A journalist who lived in Hove and worked in Brighton has won the latest round in his battle with police over the News of the World phone hacking scandal.
Brendan Montague, 36, a freelance who used to work for The Argus, is one of four claimants who were given permission to take the Metropolitan Police to judicial review.
The other three were former Deputy Prime Minister Lord Prescott, the Labour MP Chris Bryant and the former Met police commander Brian Paddick.
The four claim that the police deliberately misled them over evidence that their mobile phones had been hacked.
A High Court judge, Mr Justice Foskett, believes that they have enough of a case to bring a judicial review of the way that the Met handled their cases.
The judge said that although he was “not truly persuaded” that Mr Montague had an “arguable claim”, he would allow his application to proceed for “pragmatic reasons”. Scotland Yard is still assessing the evidence that it holds.
At an earlier hearing the court was that the Met told John Prescott repeatedly that he was not a victim of phone hacking.

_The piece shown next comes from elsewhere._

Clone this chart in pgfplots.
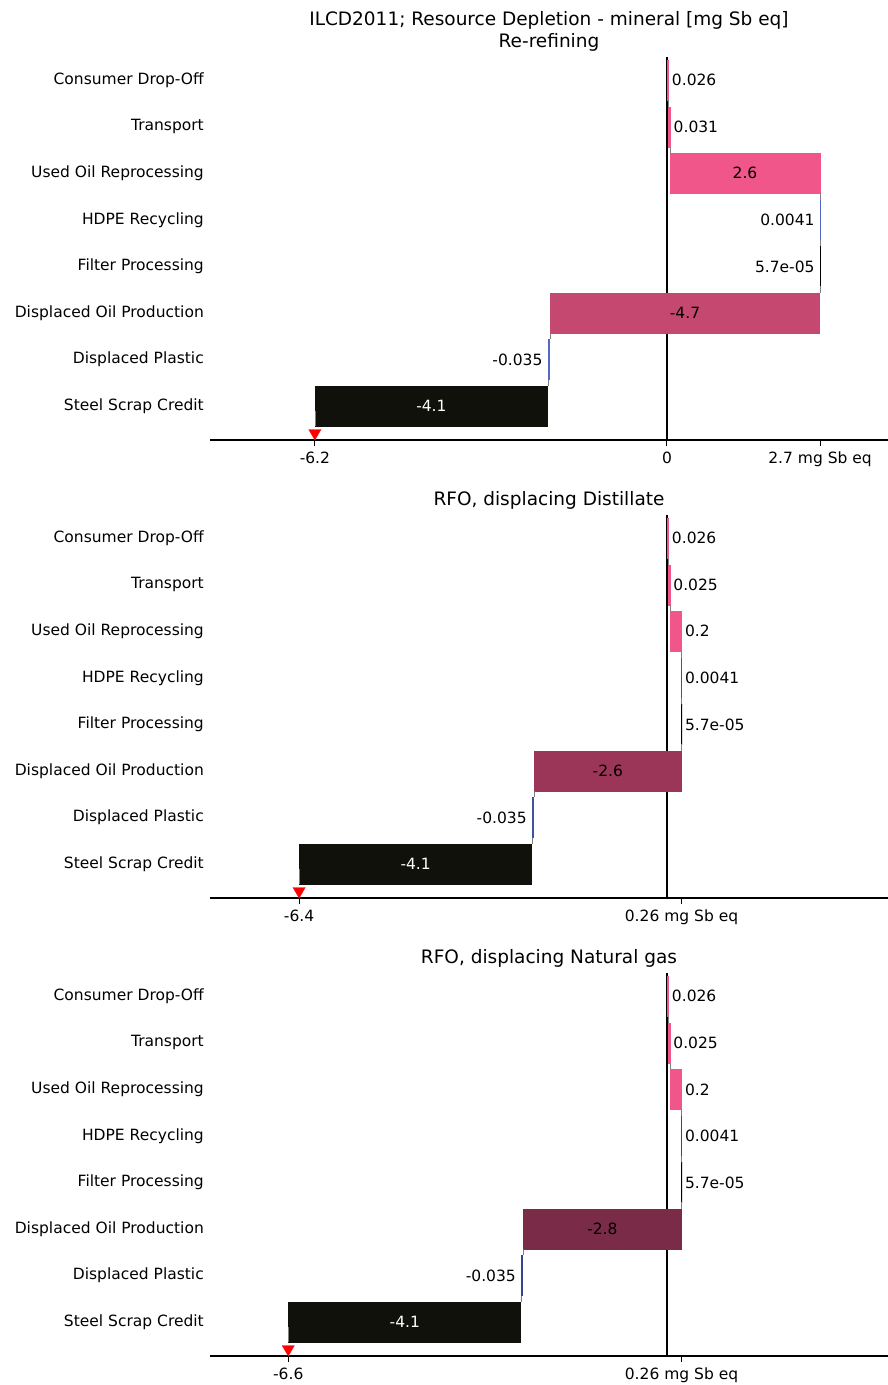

But his voicemail had been intercepted 45 times by the private investigator Glenn Mulcaire, who was jailed for his role in the scandal.
Public interest
Mr Montague’s case follows an incident when he tried to sell a story to the News of the World in his capacity as a freelance journalist. He believes that someone working for the newspaper hacked into his mobile phone to obtain information illicitly and costing him up to £30,000.
Mr Montague has written about his case previously for The Guardian. He wrote: “Blagging your way into someone’s phone records would be morally defendable if there was a genuine and compelling public interest.”
His case appears to have owed more to journalistic and commercial rivalry.
Mr Montague, who worked for the Hollingbury-based Argus in 2003 and 2004, added: “This is an abuse of power by newspapers owned by one of the most powerful media tycoons in the world, Rupert Murdoch.”
Mr Justice Foskett said that he was reversing an earlier refusal to allow the claimants to pursue a judicial review.
He said that the change of heart had come about because the fresh police investigation into the scandal had produced significant new evidence supporting their claims.
And he said that he now expected full disclosure from the police in the judicial review, warning them to be aware of their “duty of candour”.
The four men are claiming that their human rights were breached and Mr Justice Foskett ruled that their cases could be heard in a High Court judicial review. No date has been set for the hearing.
Steve Coogan, the actor and comedian who lives in Hove, is suing the publisher of the News of the World in a separate case for hacking his phone.